Microsoft President Brad Smith has pledged the company will talk with customers and rivals, saying in an interview on Monday that “there definitely are some valid concerns” and “it's very important for us to learn more and then make some changes.” In particular, the company wants to improve relations with European cloud providers that it has failed to work closely enough with so far.
“Especially when it comes to the European cloud providers, we just have not been engaged in enough direct conversation with them,” Smith said. “I don't think there's been anything close to the level of dialogue that we need to pursue to solve this problem. One of the lessons for the future is we need as a company to prioritize at a higher level how we work with and support these European cloud providers.”
European cloud trade group CISPE said Smith's remarks demonstrate the need for “urgent action, not only vague commitments to talk,” and called on European Union officials to hold the company to account. The group's members include Amazon.com Inc., whose Amazon Web Services dominates the market for cloud computing, followed by Azure.

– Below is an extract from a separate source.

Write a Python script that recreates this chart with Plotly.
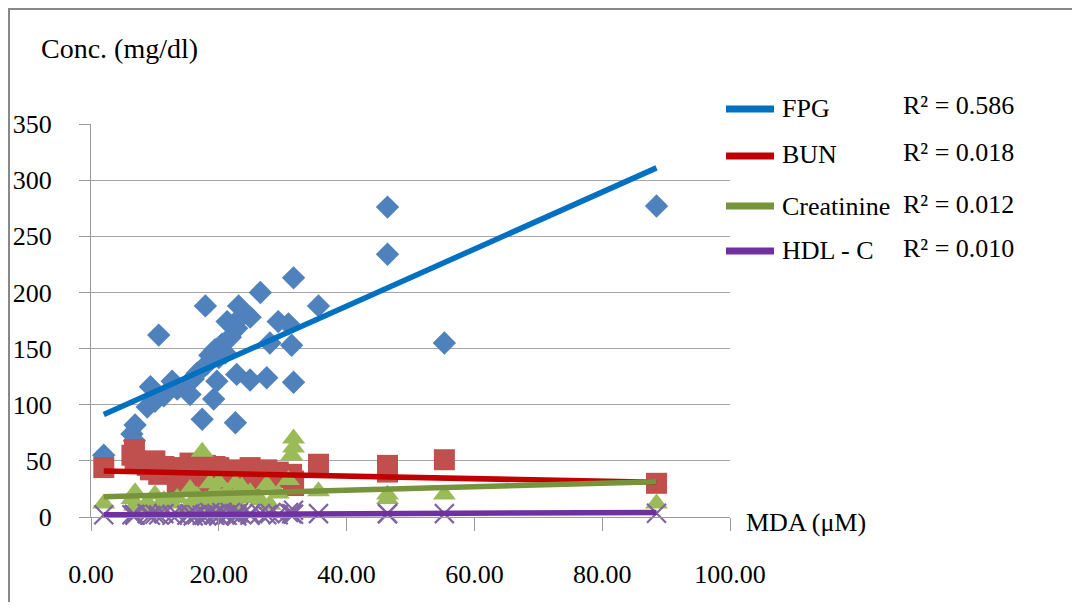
import numpy as np
import plotly.graph_objects as go

# ---------------- data ----------------
mda = [2.0, 6.4, 6.8, 6.9, 8.8, 9.3, 10.0, 10.6, 11.4, 12.7, 13.5, 15.0, 15.5, 16.0, 16.6,
       17.4, 17.9, 18.1, 18.6, 19.2, 19.4, 19.7, 20.0, 20.5, 21.0, 21.3, 21.8, 22.6, 22.8,
       22.8, 23.1, 23.6, 24.9, 24.9, 26.5, 27.5, 28.0, 29.3, 30.9, 31.4, 31.7, 31.7, 35.6,
       46.4, 46.4, 55.3, 88.5]
fpg = [55, 74, 68, 82, 98, 116, 103, 162, 108, 121, 114, 118, 109, 123, 128,
       87, 188, 136, 144, 105, 149, 121, 142, 154, 146, 174, 160, 84, 168,
       127, 188, 179, 178, 122, 200, 124, 155, 174, 172, 153, 213, 120, 188,
       276, 234, 155, 277]
bun = [44, 55, 60, 50, 46, 42, 50, 38, 45, 44, 30, 38, 48, 28, 42,
       26, 46, 30, 38, 22, 45, 33, 44, 26, 36, 30, 24, 38, 42,
       28, 30, 36, 44, 28, 40, 42, 34, 40, 35, 38, 28, 32, 47,
       46, 40, 51, 30]
creatinine = [12, 16, 10, 22, 13, 8, 20, 10, 15, 12, 17, 8, 25, 13, 19,
              58, 15, 10, 30, 17, 23, 13, 31, 17, 7, 22, 14, 30, 12,
              20, 8, 27, 17, 22, 15, 29, 11, 21, 33, 55, 70, 62, 23,
              16, 20, 20, 12]
hdl = [2, 2, 2.5, 1.5, 3, 1.5, 2.5, 2, 3, 1.5, 2, 1.5, 3, 1, 2,
       1.5, 2.5, 1, 4, 2, 1.5, 3, 1, 4, 2, 1.5, 4, 2, 3,
       1, 4, 2, 3, 1.5, 3, 2, 3, 2, 4, 3, 6, 2.5, 3,
       3, 3, 3, 3.3]

series_names = ["FPG", "BUN", "Creatinine", "HDL - C"]
r2_labels = ["R² = 0.586", "R² = 0.018", "R² = 0.012", "R² = 0.010"]
x_ticks = [0, 20, 40, 60, 80, 100]
y_ticks = [0, 50, 100, 150, 200, 250, 300, 350]

# ---------------- styling ----------------
FONT = "Liberation Serif, Times New Roman, serif"
marker_colors = ["#4F81BD", "#C0504D", "#9BBB59", "#8064A2"]
trend_colors = ["#0070C0", "#C00000", "#77933C", "#7030A0"]
symbols = ["diamond", "square", "triangle-up", "x-thin"]
sizes = [18, 21, 20, 19]

OFF = 8                      # page body margin
W, H = 1080 - 2 * OFF, 610 - 2 * OFF
# plot area (screen pixels) -> figure pixels
L, R, T, B = 91 - OFF, 730 - OFF, 124 - OFF, 517 - OFF


def px(sx):
    return (sx - OFF - L) / (R - L)


def py(sy):
    return (B - (sy - OFF)) / (B - T)


fig = go.Figure()
values = [fpg, bun, creatinine, hdl]

for name, vals, col, sym, sz in zip(series_names, values, marker_colors, symbols, sizes):
    if sym == "x-thin":
        marker = dict(symbol=sym, size=sz, color=col, line=dict(color=col, width=2.2))
    else:
        marker = dict(symbol=sym, size=sz, color=col, line=dict(width=0))
    fig.add_trace(go.Scatter(x=mda, y=vals, mode="markers", name=name, marker=marker,
                             cliponaxis=False, showlegend=False, hoverinfo="x+y"))

xarr = np.array(mda, dtype=float)
for name, vals, col in zip(series_names, values, trend_colors):
    slope, intercept = np.polyfit(xarr, np.array(vals, dtype=float), 1)
    xs = np.array([xarr.min(), xarr.max()])
    fig.add_trace(go.Scatter(x=xs, y=slope * xs + intercept, mode="lines",
                             line=dict(color=col, width=5.5), name=name + " trend",
                             showlegend=False, cliponaxis=False))

# ---------------- manual legend ----------------
shapes = []
annotations = []
leg_y = [109, 156, 206, 251]
text_y = [108, 154, 206, 250]
for name, col, r2, ly, ty in zip(series_names, trend_colors, r2_labels, leg_y, text_y):
    shapes.append(dict(type="line", xref="paper", yref="paper",
                       x0=px(726), x1=px(774), y0=py(ly), y1=py(ly),
                       line=dict(color=col, width=7)))
    annotations.append(dict(xref="paper", yref="paper", x=px(780), y=py(ty),
                            xanchor="left", yanchor="middle", showarrow=False,
                            text=name, font=dict(family=FONT, size=26, color="black")))
    annotations.append(dict(xref="paper", yref="paper", x=px(901), y=py(ty - 2),
                            xanchor="left", yanchor="middle", showarrow=False,
                            text=r2, font=dict(family=FONT, size=26, color="black")))

# axis titles
annotations.append(dict(xref="paper", yref="paper", x=px(39), y=py(48),
                        xanchor="left", yanchor="middle", showarrow=False,
                        text="Conc. (mg/dl)", font=dict(family=FONT, size=28, color="black")))
annotations.append(dict(xref="paper", yref="paper", x=px(744), y=py(522),
                        xanchor="left", yanchor="middle", showarrow=False,
                        text="MDA (μM)", font=dict(family=FONT, size=26, color="black")))

# outer chart border (top and left edges visible)
shapes.append(dict(type="rect", xref="paper", yref="paper",
                   x0=px(9), x1=px(1200), y0=py(9), y1=py(700),
                   line=dict(color="#888888", width=2), fillcolor="rgba(0,0,0,0)",
                   layer="below"))

fig.update_layout(
    width=W, height=H,
    margin=dict(l=L, r=W - R, t=T, b=H - B, autoexpand=False),
    paper_bgcolor="white", plot_bgcolor="white",
    font=dict(family=FONT, size=26, color="black"),
    showlegend=False,
    shapes=shapes, annotations=annotations,
    xaxis=dict(range=[0, 100], tickvals=x_ticks, tickformat=".2f",
               showline=True, linecolor="#9a9a9a", linewidth=1,
               ticks="outside", ticklen=13, tickcolor="#9a9a9a", tickwidth=1,
               showgrid=False, zeroline=False, ticklabelstandoff=21,
               tickfont=dict(family=FONT, size=26, color="black")),
    yaxis=dict(range=[0, 350], tickvals=y_ticks,
               showline=True, linecolor="#9a9a9a", linewidth=1,
               ticks="outside", ticklen=11, tickcolor="#9a9a9a", tickwidth=1,
               showgrid=True, gridcolor="#a6a6a6", gridwidth=1,
               zeroline=False, ticklabelstandoff=22,
               tickfont=dict(family=FONT, size=26, color="black")),
)

fig.write_html("out.html")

“Microsoft's steady pattern of amendments to license terms has ratcheted up pressure on rival vendors and led to increasing costs for customers over several years,” a CISPE spokesman said in a statement. “We urge regulators to continue investigating forcefully.”
The bloc's officials have been asking regional cloud companies about Microsoft's practices, Bloomberg reported earlier this month.
A spokesman for Microsoft didn't immediately reply to a request for comment on the CISPE remarks. Danish Cloud Community declined to comment.